>> Begin DATA BLOCK
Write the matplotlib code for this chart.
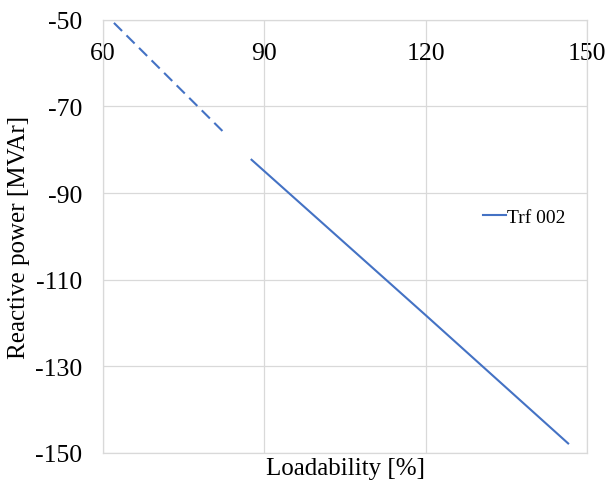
import matplotlib
matplotlib.use("Agg")
import matplotlib.pyplot as plt

# Data
dashed_x = [62.0, 82.3]
dashed_y = [-50.7, -75.8]
solid_x = [87.6, 120.0, 146.5]
solid_y = [-82.3, -118.2, -147.8]
series_label = "Trf 002"
x_ticks = [60, 90, 120, 150]
y_ticks = [-50, -70, -90, -110, -130, -150]
x_title = "Loadability [%]"
y_title = "Reactive power [MVAr]"

plt.rcParams['font.family'] = ['Liberation Serif', 'DejaVu Serif']
plt.rcParams['axes.unicode_minus'] = False

fig = plt.figure(figsize=(6.07, 4.85), dpi=100)
ax = fig.add_axes([0.170, 0.064, 0.797, 0.893])

blue = '#4472C4'
ax.plot(dashed_x, dashed_y, color=blue, lw=1.5, linestyle=(0, (5.5, 3)))
ax.plot(solid_x, solid_y, color=blue, lw=1.5, label=series_label)

ax.set_xlim(60, 150)
ax.set_ylim(-150, -50)
ax.set_xticks(x_ticks)
ax.set_yticks(y_ticks)

ax.grid(True, color='#d9d9d9', lw=0.9)
ax.set_axisbelow(True)
for s in ax.spines.values():
    s.set_color('#d9d9d9')
    s.set_linewidth(0.9)

ax.tick_params(axis='x', top=True, labeltop=True, bottom=False, labelbottom=False,
               length=0, pad=-32, labelsize=18.5)
ax.tick_params(axis='y', length=0, pad=15, labelsize=18.5)

ax.set_xlabel(x_title, fontsize=18, labelpad=3)
ax.xaxis.set_label_position('bottom')
ax.set_ylabel(y_title, fontsize=18, labelpad=4)

ax.legend(loc='center left', bbox_to_anchor=(0.785, 0.545), frameon=False,
          fontsize=14, handlelength=1.2, handletextpad=0.05, borderpad=0,
          borderaxespad=0)

fig.savefig("out.png", dpi=100)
>> End DATA BLOCK
== EXERCISE AIM ==
The listing above must be printed again exactly, minus its pictures.

== SOLUTION FOR THIS TASK ==
Write the matplotlib code for this chart.
import matplotlib
matplotlib.use("Agg")
import matplotlib.pyplot as plt

# Data
dashed_x = [62.0, 82.3]
dashed_y = [-50.7, -75.8]
solid_x = [87.6, 120.0, 146.5]
solid_y = [-82.3, -118.2, -147.8]
series_label = "Trf 002"
x_ticks = [60, 90, 120, 150]
y_ticks = [-50, -70, -90, -110, -130, -150]
x_title = "Loadability [%]"
y_title = "Reactive power [MVAr]"

plt.rcParams['font.family'] = ['Liberation Serif', 'DejaVu Serif']
plt.rcParams['axes.unicode_minus'] = False

fig = plt.figure(figsize=(6.07, 4.85), dpi=100)
ax = fig.add_axes([0.170, 0.064, 0.797, 0.893])

blue = '#4472C4'
ax.plot(dashed_x, dashed_y, color=blue, lw=1.5, linestyle=(0, (5.5, 3)))
ax.plot(solid_x, solid_y, color=blue, lw=1.5, label=series_label)

ax.set_xlim(60, 150)
ax.set_ylim(-150, -50)
ax.set_xticks(x_ticks)
ax.set_yticks(y_ticks)

ax.grid(True, color='#d9d9d9', lw=0.9)
ax.set_axisbelow(True)
for s in ax.spines.values():
    s.set_color('#d9d9d9')
    s.set_linewidth(0.9)

ax.tick_params(axis='x', top=True, labeltop=True, bottom=False, labelbottom=False,
               length=0, pad=-32, labelsize=18.5)
ax.tick_params(axis='y', length=0, pad=15, labelsize=18.5)

ax.set_xlabel(x_title, fontsize=18, labelpad=3)
ax.xaxis.set_label_position('bottom')
ax.set_ylabel(y_title, fontsize=18, labelpad=4)

ax.legend(loc='center left', bbox_to_anchor=(0.785, 0.545), frameon=False,
          fontsize=14, handlelength=1.2, handletextpad=0.05, borderpad=0,
          borderaxespad=0)

fig.savefig("out.png", dpi=100)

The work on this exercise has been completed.